● Exercise input:
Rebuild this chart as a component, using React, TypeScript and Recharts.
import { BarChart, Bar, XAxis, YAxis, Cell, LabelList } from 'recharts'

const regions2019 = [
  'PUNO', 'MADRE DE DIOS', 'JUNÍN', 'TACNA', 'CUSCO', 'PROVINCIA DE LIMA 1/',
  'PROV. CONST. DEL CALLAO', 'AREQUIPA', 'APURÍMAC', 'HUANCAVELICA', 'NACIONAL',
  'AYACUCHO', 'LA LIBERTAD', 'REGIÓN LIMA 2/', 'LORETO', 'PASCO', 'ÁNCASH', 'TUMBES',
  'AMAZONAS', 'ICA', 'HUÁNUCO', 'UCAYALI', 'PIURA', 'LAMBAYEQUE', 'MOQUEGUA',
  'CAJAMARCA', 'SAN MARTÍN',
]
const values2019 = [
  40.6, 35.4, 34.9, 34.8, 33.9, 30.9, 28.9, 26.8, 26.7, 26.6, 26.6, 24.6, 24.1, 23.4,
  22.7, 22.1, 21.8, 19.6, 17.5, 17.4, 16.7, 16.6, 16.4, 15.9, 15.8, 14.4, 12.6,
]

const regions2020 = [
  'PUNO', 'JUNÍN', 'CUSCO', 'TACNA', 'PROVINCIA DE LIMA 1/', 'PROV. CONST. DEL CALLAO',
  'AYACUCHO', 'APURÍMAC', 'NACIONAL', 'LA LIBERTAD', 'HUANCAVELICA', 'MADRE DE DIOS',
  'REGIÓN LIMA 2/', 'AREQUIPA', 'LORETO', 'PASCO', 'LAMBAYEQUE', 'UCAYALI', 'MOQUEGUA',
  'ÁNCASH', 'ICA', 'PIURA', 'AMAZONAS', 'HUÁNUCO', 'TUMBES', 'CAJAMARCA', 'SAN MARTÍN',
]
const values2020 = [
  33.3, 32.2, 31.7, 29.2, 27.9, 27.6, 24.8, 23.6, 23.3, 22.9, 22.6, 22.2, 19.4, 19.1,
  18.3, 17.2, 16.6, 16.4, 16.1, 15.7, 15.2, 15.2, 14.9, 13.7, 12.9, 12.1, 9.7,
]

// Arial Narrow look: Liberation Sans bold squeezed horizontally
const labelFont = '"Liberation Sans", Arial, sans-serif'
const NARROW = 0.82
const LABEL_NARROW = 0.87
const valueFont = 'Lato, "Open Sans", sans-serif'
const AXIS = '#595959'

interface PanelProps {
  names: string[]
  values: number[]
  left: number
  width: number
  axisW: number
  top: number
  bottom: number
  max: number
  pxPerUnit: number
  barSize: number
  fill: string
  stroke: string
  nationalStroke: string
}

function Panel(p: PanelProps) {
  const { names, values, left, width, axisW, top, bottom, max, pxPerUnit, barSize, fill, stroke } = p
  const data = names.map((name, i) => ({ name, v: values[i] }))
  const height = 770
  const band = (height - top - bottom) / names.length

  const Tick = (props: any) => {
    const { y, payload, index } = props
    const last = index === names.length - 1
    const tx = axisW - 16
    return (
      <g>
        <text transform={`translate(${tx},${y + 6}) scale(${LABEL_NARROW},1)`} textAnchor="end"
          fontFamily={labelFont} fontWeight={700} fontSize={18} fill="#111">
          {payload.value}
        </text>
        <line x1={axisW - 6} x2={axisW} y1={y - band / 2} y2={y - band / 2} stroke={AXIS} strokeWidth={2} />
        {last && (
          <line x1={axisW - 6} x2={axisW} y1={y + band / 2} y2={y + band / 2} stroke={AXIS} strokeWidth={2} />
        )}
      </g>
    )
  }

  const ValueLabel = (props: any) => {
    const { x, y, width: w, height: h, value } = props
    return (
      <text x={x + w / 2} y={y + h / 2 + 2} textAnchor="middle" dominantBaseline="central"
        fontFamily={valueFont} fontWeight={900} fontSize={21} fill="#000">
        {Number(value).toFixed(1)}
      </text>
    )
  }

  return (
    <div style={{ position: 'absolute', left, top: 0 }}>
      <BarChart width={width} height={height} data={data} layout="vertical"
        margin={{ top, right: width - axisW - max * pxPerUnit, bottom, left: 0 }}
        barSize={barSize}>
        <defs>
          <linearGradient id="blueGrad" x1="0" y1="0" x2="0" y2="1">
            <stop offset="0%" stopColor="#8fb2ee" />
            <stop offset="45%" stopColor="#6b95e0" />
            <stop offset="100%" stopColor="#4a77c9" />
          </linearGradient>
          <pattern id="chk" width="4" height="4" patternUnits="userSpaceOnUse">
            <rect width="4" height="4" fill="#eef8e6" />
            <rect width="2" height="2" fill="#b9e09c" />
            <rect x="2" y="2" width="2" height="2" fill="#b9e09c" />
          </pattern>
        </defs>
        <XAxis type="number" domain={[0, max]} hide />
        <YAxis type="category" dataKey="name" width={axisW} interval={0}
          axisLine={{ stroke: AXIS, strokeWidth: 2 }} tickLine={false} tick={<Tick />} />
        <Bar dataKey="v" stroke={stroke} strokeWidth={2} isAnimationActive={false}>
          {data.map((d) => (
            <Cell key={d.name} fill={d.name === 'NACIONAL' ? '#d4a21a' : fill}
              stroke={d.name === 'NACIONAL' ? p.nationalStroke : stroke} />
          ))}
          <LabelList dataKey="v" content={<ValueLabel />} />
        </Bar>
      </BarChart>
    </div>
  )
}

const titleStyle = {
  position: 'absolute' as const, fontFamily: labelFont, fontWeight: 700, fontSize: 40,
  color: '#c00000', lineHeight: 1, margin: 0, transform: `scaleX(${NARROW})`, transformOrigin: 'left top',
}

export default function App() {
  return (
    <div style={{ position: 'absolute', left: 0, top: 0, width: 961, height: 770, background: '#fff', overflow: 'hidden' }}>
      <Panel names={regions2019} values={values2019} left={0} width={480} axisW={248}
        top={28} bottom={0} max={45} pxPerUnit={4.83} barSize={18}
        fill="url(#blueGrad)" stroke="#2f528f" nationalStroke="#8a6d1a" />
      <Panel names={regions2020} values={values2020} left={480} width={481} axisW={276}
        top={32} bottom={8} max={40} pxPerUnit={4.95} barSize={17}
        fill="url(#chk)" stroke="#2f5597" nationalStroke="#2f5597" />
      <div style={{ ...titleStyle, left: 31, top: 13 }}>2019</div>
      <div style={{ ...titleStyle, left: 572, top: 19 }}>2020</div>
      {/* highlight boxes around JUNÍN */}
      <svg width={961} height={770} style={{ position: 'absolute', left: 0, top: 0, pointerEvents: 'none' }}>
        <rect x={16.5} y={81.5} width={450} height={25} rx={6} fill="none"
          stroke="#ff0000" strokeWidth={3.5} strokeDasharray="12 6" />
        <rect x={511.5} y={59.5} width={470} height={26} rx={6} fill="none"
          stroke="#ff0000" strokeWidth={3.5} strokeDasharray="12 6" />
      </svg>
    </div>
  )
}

* * *

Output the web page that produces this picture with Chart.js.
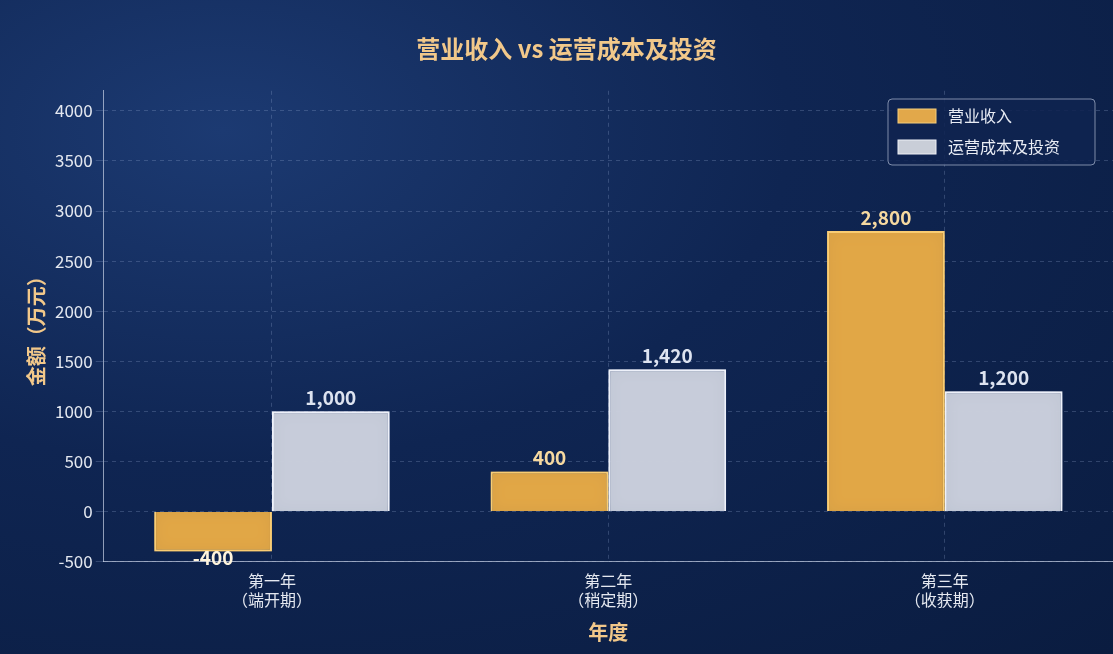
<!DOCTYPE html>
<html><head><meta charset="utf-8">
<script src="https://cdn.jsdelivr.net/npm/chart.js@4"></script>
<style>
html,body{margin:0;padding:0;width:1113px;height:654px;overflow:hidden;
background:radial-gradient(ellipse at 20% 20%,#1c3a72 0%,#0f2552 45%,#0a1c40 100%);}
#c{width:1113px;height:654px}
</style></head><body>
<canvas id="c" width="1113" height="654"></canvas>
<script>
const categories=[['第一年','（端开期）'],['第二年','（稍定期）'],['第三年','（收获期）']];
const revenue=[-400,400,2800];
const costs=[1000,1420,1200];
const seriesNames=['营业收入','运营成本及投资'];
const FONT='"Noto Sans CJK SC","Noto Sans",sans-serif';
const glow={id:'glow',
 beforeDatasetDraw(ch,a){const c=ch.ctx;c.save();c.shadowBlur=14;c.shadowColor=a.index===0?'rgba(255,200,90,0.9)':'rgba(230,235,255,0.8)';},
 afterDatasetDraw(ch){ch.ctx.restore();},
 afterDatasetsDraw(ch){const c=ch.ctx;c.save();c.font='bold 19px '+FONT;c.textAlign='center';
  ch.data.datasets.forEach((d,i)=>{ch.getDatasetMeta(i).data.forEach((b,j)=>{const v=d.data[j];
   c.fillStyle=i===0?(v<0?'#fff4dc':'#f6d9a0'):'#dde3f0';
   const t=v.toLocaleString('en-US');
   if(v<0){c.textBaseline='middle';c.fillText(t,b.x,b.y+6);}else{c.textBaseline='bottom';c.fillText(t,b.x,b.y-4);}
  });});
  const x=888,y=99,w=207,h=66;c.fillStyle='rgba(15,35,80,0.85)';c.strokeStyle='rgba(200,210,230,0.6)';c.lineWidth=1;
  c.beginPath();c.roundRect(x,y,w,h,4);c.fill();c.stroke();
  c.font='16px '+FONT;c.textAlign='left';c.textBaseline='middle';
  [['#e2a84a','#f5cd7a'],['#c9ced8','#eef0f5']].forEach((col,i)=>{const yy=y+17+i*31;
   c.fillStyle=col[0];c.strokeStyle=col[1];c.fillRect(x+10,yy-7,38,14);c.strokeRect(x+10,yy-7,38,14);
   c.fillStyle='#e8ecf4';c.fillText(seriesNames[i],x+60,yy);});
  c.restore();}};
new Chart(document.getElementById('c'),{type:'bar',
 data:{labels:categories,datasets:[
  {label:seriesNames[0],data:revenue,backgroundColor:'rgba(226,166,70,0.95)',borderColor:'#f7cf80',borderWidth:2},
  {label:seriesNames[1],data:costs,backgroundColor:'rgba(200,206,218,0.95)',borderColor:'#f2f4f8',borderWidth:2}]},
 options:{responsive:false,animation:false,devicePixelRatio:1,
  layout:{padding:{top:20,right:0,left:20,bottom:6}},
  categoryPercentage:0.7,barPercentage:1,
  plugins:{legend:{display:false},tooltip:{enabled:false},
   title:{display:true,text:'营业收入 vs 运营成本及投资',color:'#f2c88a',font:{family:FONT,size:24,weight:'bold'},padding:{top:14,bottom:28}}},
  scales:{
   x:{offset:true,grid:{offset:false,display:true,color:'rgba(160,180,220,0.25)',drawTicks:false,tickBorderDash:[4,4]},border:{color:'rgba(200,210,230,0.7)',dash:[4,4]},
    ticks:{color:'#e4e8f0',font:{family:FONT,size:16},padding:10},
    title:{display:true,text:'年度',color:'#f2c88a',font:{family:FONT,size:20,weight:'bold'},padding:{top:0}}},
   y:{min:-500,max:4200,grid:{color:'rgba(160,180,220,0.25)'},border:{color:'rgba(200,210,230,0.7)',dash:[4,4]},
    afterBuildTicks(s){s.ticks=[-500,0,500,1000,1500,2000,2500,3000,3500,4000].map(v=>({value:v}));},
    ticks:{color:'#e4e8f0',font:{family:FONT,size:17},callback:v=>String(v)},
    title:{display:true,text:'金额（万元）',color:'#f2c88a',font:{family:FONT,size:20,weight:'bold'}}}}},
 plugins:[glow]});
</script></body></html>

● Exercise aim: Both the line with "Rebuild this chart" and the line with "YAxis, Cell, LabelList" belong in the answer; write them out exactly, with every line between.

● Result:
Rebuild this chart as a component, using React, TypeScript and Recharts.
import { BarChart, Bar, XAxis, YAxis, Cell, LabelList } from 'recharts'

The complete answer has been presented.